The only thing that can be said for pressures are the pressure of the liguid/gas condition at a particular temp.
There are tables that will give this value for different gases. To give an example: say I have a 30lb cylinder with 10 pounds of R12 inside. If you go to the table and look at sea level with a 90 deg day the pressure will be exactly xxx lbs. Over 100. If you have the same cyl with 2 lbs of R12 with the same temp/altitude the pressure will be the same. If one keeps removing and let stabilize the refrigerant, there will be a point at which the liquid boils off maintaining that pressure untill no liquid exists in the container. At this point the pressure starts to drop and continues in proportion to the gas remaining in the system.
So, a proper charged system will have xxxlbs at rest pressures equalized low and high side. A system with half a charge will have exactly the same pressure because at any temp the equilibrium between liquid and gas is a constant.
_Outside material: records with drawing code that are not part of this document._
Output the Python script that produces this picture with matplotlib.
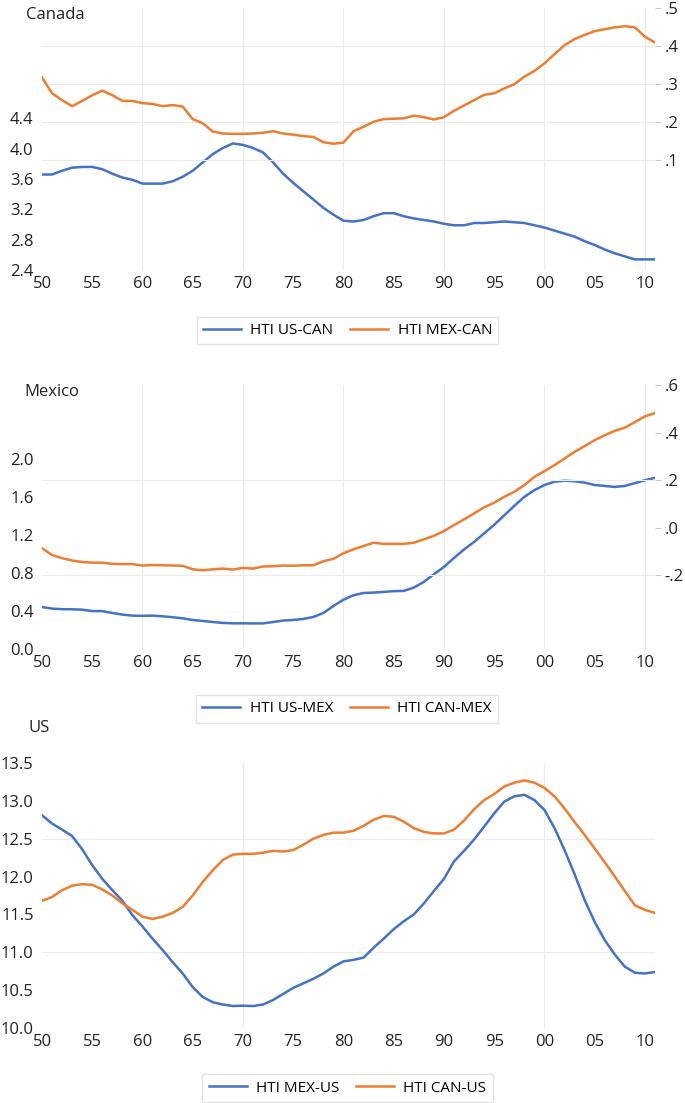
import matplotlib
matplotlib.use("Agg")
import matplotlib.pyplot as plt
from matplotlib.ticker import FuncFormatter

plt.rcParams['font.family'] = ['Open Sans', 'DejaVu Sans']

years = list(range(1950, 2012))

# Canada panel
hti_us_can = [3.66, 3.66, 3.71, 3.75, 3.76, 3.76, 3.73, 3.67, 3.62, 3.59,
              3.54, 3.54, 3.54, 3.57, 3.63, 3.71, 3.82, 3.93, 4.01, 4.07,
              4.05, 4.01, 3.95, 3.82, 3.67, 3.55, 3.44, 3.33, 3.22, 3.13,
              3.05, 3.04, 3.06, 3.11, 3.15, 3.15, 3.11, 3.08, 3.06, 3.04,
              3.01, 2.99, 2.99, 3.02, 3.02, 3.03, 3.04, 3.03, 3.02, 2.99,
              2.96, 2.92, 2.88, 2.84, 2.78, 2.73, 2.67, 2.62, 2.58, 2.54,
              2.54, 2.54]
hti_mex_can = [0.318, 0.276, 0.258, 0.242, 0.256, 0.271, 0.283, 0.271, 0.256, 0.256,
               0.250, 0.248, 0.242, 0.245, 0.241, 0.208, 0.197, 0.175, 0.170, 0.169,
               0.169, 0.170, 0.172, 0.176, 0.170, 0.167, 0.163, 0.161, 0.147, 0.143,
               0.146, 0.176, 0.188, 0.201, 0.208, 0.209, 0.210, 0.217, 0.213, 0.207,
               0.213, 0.230, 0.244, 0.258, 0.272, 0.276, 0.289, 0.300, 0.320, 0.335,
               0.355, 0.379, 0.403, 0.419, 0.430, 0.440, 0.445, 0.450, 0.453, 0.450,
               0.425, 0.410]

# Mexico panel
hti_us_mex = [0.443, 0.426, 0.420, 0.419, 0.415, 0.400, 0.400, 0.380, 0.363, 0.352,
              0.350, 0.352, 0.345, 0.335, 0.324, 0.306, 0.296, 0.285, 0.275, 0.271,
              0.271, 0.270, 0.270, 0.285, 0.300, 0.306, 0.317, 0.338, 0.380, 0.454,
              0.520, 0.567, 0.591, 0.595, 0.602, 0.610, 0.613, 0.648, 0.708, 0.789,
              0.866, 0.961, 1.050, 1.130, 1.220, 1.310, 1.410, 1.510, 1.605, 1.676,
              1.730, 1.765, 1.775, 1.770, 1.755, 1.730, 1.720, 1.710, 1.720, 1.750,
              1.780, 1.806]
hti_can_mex = [-0.086, -0.115, -0.128, -0.138, -0.144, -0.147, -0.147, -0.152, -0.153, -0.153,
               -0.159, -0.157, -0.158, -0.159, -0.160, -0.175, -0.179, -0.175, -0.172, -0.176,
               -0.169, -0.172, -0.163, -0.162, -0.159, -0.160, -0.158, -0.158, -0.141, -0.131,
               -0.107, -0.091, -0.077, -0.063, -0.068, -0.068, -0.068, -0.063, -0.049, -0.034,
               -0.014, 0.011, 0.035, 0.060, 0.086, 0.105, 0.130, 0.151, 0.179, 0.214,
               0.238, 0.263, 0.291, 0.319, 0.343, 0.368, 0.389, 0.407, 0.421, 0.444,
               0.468, 0.482]

# US panel
hti_mex_us = [12.81, 12.70, 12.62, 12.535, 12.36, 12.15, 11.97, 11.82, 11.68, 11.49,
              11.34, 11.18, 11.03, 10.87, 10.72, 10.54, 10.41, 10.34, 10.31, 10.29,
              10.295, 10.29, 10.31, 10.37, 10.45, 10.53, 10.59, 10.65, 10.72, 10.81,
              10.88, 10.90, 10.93, 11.06, 11.18, 11.305, 11.41, 11.50, 11.645, 11.81,
              11.97, 12.20, 12.34, 12.49, 12.66, 12.835, 12.99, 13.06, 13.08, 13.01,
              12.88, 12.64, 12.35, 12.03, 11.69, 11.40, 11.16, 10.97, 10.81, 10.73,
              10.72, 10.74]
hti_can_us = [11.68, 11.73, 11.82, 11.88, 11.90, 11.89, 11.83, 11.75, 11.645, 11.56,
              11.47, 11.44, 11.47, 11.52, 11.60, 11.75, 11.93, 12.085, 12.22, 12.29,
              12.30, 12.30, 12.315, 12.34, 12.33, 12.35, 12.42, 12.50, 12.55, 12.58,
              12.58, 12.605, 12.67, 12.75, 12.80, 12.79, 12.725, 12.64, 12.59, 12.57,
              12.57, 12.62, 12.74, 12.89, 13.01, 13.09, 13.19, 13.24, 13.27, 13.24,
              13.17, 13.06, 12.90, 12.72, 12.55, 12.37, 12.19, 12.00, 11.81, 11.62,
              11.56, 11.52]

x_ticks = list(range(1950, 2011, 5))
x_labels = [f"{y % 100:02d}" for y in x_ticks]

BLUE = '#4472C4'
ORANGE = '#ED7D31'
GRID = '#ebebeb'
TXT = '#222222'
W, H = 685, 1103


def rect(l, t, r, b):
    return [l / W, 1 - b / H, (r - l) / W, (b - t) / H]


def dot_fmt(v, pos):
    s = f"{v:.1f}"
    return s.replace("0.", ".", 1)


def base_axes(fig, box, ylim, yticks, vgrid, hgrid=None):
    ax = fig.add_axes(rect(*box))
    ax.set_xlim(1950, 2011)
    ax.set_ylim(*ylim)
    ax.set_xticks(x_ticks)
    ax.set_xticklabels(x_labels)
    ax.set_yticks(yticks)
    ax.yaxis.set_major_formatter(FuncFormatter(lambda v, p: f"{v:.1f}"))
    for s in ax.spines.values():
        s.set_visible(False)
    ax.tick_params(axis='both', length=0, labelsize=12, colors=TXT)
    ax.tick_params(axis='y', pad=6)
    ax.tick_params(axis='x', pad=4)
    for yr in vgrid:
        ax.axvline(yr, color=GRID, lw=0.8, zorder=0)
    for hv in (hgrid or []):
        ax.axhline(hv, color=GRID, lw=0.8, zorder=0)
    return ax


def right_axes(ax, ylim, yticks):
    ax2 = ax.twinx()
    ax2.set_ylim(*ylim)
    ax2.set_yticks(yticks)
    ax2.yaxis.set_major_formatter(FuncFormatter(dot_fmt))
    for s in ax2.spines.values():
        s.set_visible(False)
    ax2.tick_params(axis='y', length=4, width=0.8, color='#c8c8c8',
                    labelsize=12, labelcolor=TXT, pad=3)
    return ax2


def add_legend(fig, handles, labels, cx, cy):
    fig.legend(handles, labels, loc='center', bbox_to_anchor=(cx / W, 1 - cy / H),
               ncol=2, frameon=True, fancybox=False, edgecolor='#dddddd',
               fontsize=11, handlelength=2.5, handletextpad=0.6,
               columnspacing=1.1, borderpad=0.4)


fig = plt.figure(figsize=(W / 100, H / 100), dpi=100)

# ---- Canada
ax1 = base_axes(fig, (42, 8, 655, 270), (2.4, 5.857),
                [2.4, 2.8, 3.2, 3.6, 4.0, 4.4], [1960, 1970, 1980, 1990, 2000, 2010])
ax1b = right_axes(ax1, (-0.19, 0.501), [0.1, 0.2, 0.3, 0.4, 0.5])
for hv in [0.1, 0.2, 0.3, 0.4]:
    ax1b.axhline(hv, color=GRID, lw=0.8, zorder=0)
l1, = ax1.plot(years, hti_us_can, color=BLUE, lw=1.8)
l2, = ax1b.plot(years, hti_mex_can, color=ORANGE, lw=1.8)
fig.text(26 / W, 1 - 15 / H, "Canada", fontsize=12, va='center', ha='left', color=TXT)
add_legend(fig, [l1, l2], ["HTI US-CAN", "HTI MEX-CAN"], 347.5, 330.5)

# ---- Mexico
ax2 = base_axes(fig, (42, 385, 655, 649), (0.0, 2.785),
                [0.0, 0.4, 0.8, 1.2, 1.6, 2.0], [1960, 1970, 1980, 1990, 2000, 2010])
ax2b = right_axes(ax2, (-0.51, 0.598), [-0.2, 0.0, 0.2, 0.4, 0.6])
for hv in [-0.2, 0.2]:
    ax2b.axhline(hv, color=GRID, lw=0.8, zorder=0)
m1, = ax2.plot(years, hti_us_mex, color=BLUE, lw=1.8)
m2, = ax2b.plot(years, hti_can_mex, color=ORANGE, lw=1.8)
fig.text(24 / W, 1 - 392 / H, "Mexico", fontsize=12, va='center', ha='left', color=TXT)
add_legend(fig, [m1, m2], ["HTI US-MEX", "HTI CAN-MEX"], 347, 709)

# ---- US
ax3 = base_axes(fig, (42, 763, 655, 1028), (10.0, 13.5),
                [10.0, 10.5, 11.0, 11.5, 12.0, 12.5, 13.0, 13.5], [1970, 2000],
                hgrid=[11.0, 12.5])
u1, = ax3.plot(years, hti_mex_us, color=BLUE, lw=1.8)
u2, = ax3.plot(years, hti_can_us, color=ORANGE, lw=1.8)
fig.text(29 / W, 1 - 728 / H, "US", fontsize=12, va='center', ha='left', color=TXT)
add_legend(fig, [u1, u2], ["HTI MEX-US", "HTI CAN-US"], 347.5, 1088)

fig.savefig("out.png", dpi=100)
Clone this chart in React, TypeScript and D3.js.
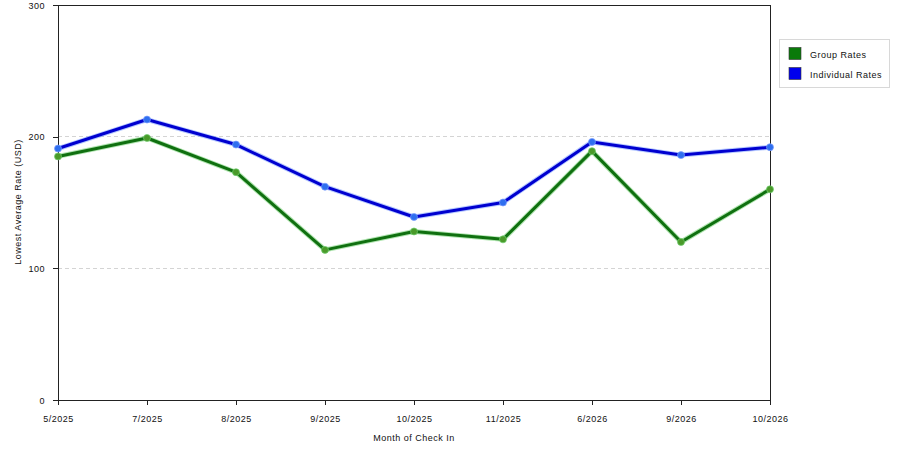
import { useEffect, useRef } from 'react';
import * as d3 from 'd3';

const months = ['5/2025', '7/2025', '8/2025', '9/2025', '10/2025', '11/2025', '6/2026', '9/2026', '10/2026'];
const groupRates = [185, 199, 173, 114, 128, 122, 189, 120, 160];
const individualRates = [191, 213, 194, 162, 139, 150, 196, 186, 192];
const yTicks = [0, 100, 200, 300];

const series = [
    { name: 'Group Rates', values: groupRates, color: '#107010', glow: '#6fcf6f', dot: '#4a9a2a', swatch: '#0a7a0a' },
    { name: 'Individual Rates', values: individualRates, color: '#0000d0', glow: '#7a9cff', dot: '#2f6fef', swatch: '#0000ee' },
];

const FONT = '"Liberation Sans", Arial, sans-serif';
const SPACING = '0.5px';

export default function App() {
    const svgRef = useRef<SVGSVGElement>(null);

    useEffect(() => {
        if (!svgRef.current) return;
        const svg = d3.select(svgRef.current);
        svg.selectAll('*').remove();

        const margin = { top: 5, right: 130, bottom: 50, left: 58 };
        const width = 900, height = 450;
        const innerWidth = width - margin.left - margin.right;
        const innerHeight = height - margin.top - margin.bottom;

        const x = d3.scalePoint<string>().domain(months).range([0, innerWidth]);
        const y = d3.scaleLinear().domain([0, 300]).range([innerHeight, 0]);

        const g = svg.append('g').attr('transform', `translate(${margin.left},${margin.top})`);

        // dashed grid
        g.selectAll('.grid')
            .data([100, 200])
            .enter()
            .append('line')
            .attr('x1', 0)
            .attr('x2', innerWidth)
            .attr('y1', d => y(d))
            .attr('y2', d => y(d))
            .attr('stroke', '#d4d4d4')
            .attr('stroke-dasharray', '4,3')
            .attr('shape-rendering', 'crispEdges');

        // frame top / right
        g.append('line').attr('x1', 0).attr('x2', innerWidth).attr('y1', 0).attr('y2', 0)
            .attr('stroke', '#222').attr('shape-rendering', 'crispEdges');
        g.append('line').attr('x1', innerWidth).attr('x2', innerWidth).attr('y1', 0).attr('y2', innerHeight)
            .attr('stroke', '#222').attr('shape-rendering', 'crispEdges');

        const yAxis = g.append('g')
            .call(d3.axisLeft(y).tickValues(yTicks).tickSize(5).tickSizeOuter(0).tickPadding(8));
        const xAxis = g.append('g')
            .attr('transform', `translate(0,${innerHeight})`)
            .call(d3.axisBottom(x).tickSize(5).tickSizeOuter(0).tickPadding(11));

        [xAxis, yAxis].forEach(ax => {
            ax.selectAll('path, line').attr('stroke', '#222').attr('shape-rendering', 'crispEdges');
            ax.selectAll('text')
                .attr('font-family', FONT)
                .attr('font-size', 9)
                .attr('letter-spacing', SPACING)
                .attr('fill', '#111');
        });
        yAxis.selectAll('text').attr('dy', '0.35em');

        const line = d3.line<number>()
            .x((_d, i) => x(months[i]) as number)
            .y(d => y(d));

        series.forEach(s => {
            g.append('path')
                .datum(s.values)
                .attr('fill', 'none')
                .attr('stroke', s.glow)
                .attr('stroke-opacity', 0.55)
                .attr('stroke-width', 5)
                .attr('stroke-linejoin', 'round')
                .attr('d', line);
            g.append('path')
                .datum(s.values)
                .attr('fill', 'none')
                .attr('stroke', s.color)
                .attr('stroke-width', 3)
                .attr('stroke-linejoin', 'round')
                .attr('d', line);
            g.selectAll(null)
                .data(s.values)
                .enter()
                .append('circle')
                .attr('cx', (_d, i) => x(months[i]) as number)
                .attr('cy', d => y(d))
                .attr('r', 3.5)
                .attr('fill', s.dot)
                .attr('stroke', s.glow)
                .attr('stroke-opacity', 0.7)
                .attr('stroke-width', 1);
        });

        // axis titles
        svg.append('text')
            .attr('x', margin.left + innerWidth / 2)
            .attr('y', 441)
            .attr('text-anchor', 'middle')
            .attr('font-family', FONT)
            .attr('font-size', 9)
            .attr('letter-spacing', SPACING)
            .attr('fill', '#111')
            .text('Month of Check In');
        svg.append('text')
            .attr('transform', `translate(21,202) rotate(-90)`)
            .attr('text-anchor', 'middle')
            .attr('font-family', FONT)
            .attr('font-size', 9)
            .attr('letter-spacing', SPACING)
            .attr('fill', '#111')
            .text('Lowest Average Rate (USD)');

        // legend
        const legend = svg.append('g').attr('transform', 'translate(779,39)');
        legend.append('rect')
            .attr('width', 110).attr('height', 48)
            .attr('fill', '#fff').attr('stroke', '#d8d8d8')
            .attr('shape-rendering', 'crispEdges');
        series.forEach((s, i) => {
            legend.append('rect')
                .attr('x', 10).attr('y', 8.5 + i * 20)
                .attr('width', 12).attr('height', 12)
                .attr('fill', s.swatch)
                .attr('stroke', '#333').attr('stroke-width', 0.6);
            legend.append('text')
                .attr('x', 31).attr('y', 16 + i * 20)
                .attr('dy', '0.35em')
                .attr('font-family', FONT)
                .attr('font-size', 9)
                .attr('letter-spacing', SPACING)
                .attr('fill', '#111')
                .text(s.name);
        });
    }, []);

    return (
        <div style={{ position: 'absolute', left: 0, top: 0, width: 900, height: 450, background: '#fff' }}>
            <svg ref={svgRef} width={900} height={450} style={{ display: 'block' }} />
        </div>
    );
}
As to the dynamic situation, your pressures are generally all right. The low side is a little high if you did your performance test properly at 2000 rpms. Your hi side pressures are probably low but have more to do with the heat exchanging properties of the test. Was there a good fan on the condenser? How long had the car ran in one place? The tell tale is of course the sight glass on the R12 system. With your pressures and the visible foam in the glass I would say you could probably use any where from 0.5 to 1.0 lbs. The proper way to know is to recover the refrigerant and weigh out the proper fill.
As another example of the nature of pressures in refrigeration systems. Two cylinders of refrigerant are setting on the floor and are not labeled. If one were to know that one was R12 and the other R134a the chart and a guage and a thermometer would tell us which was which.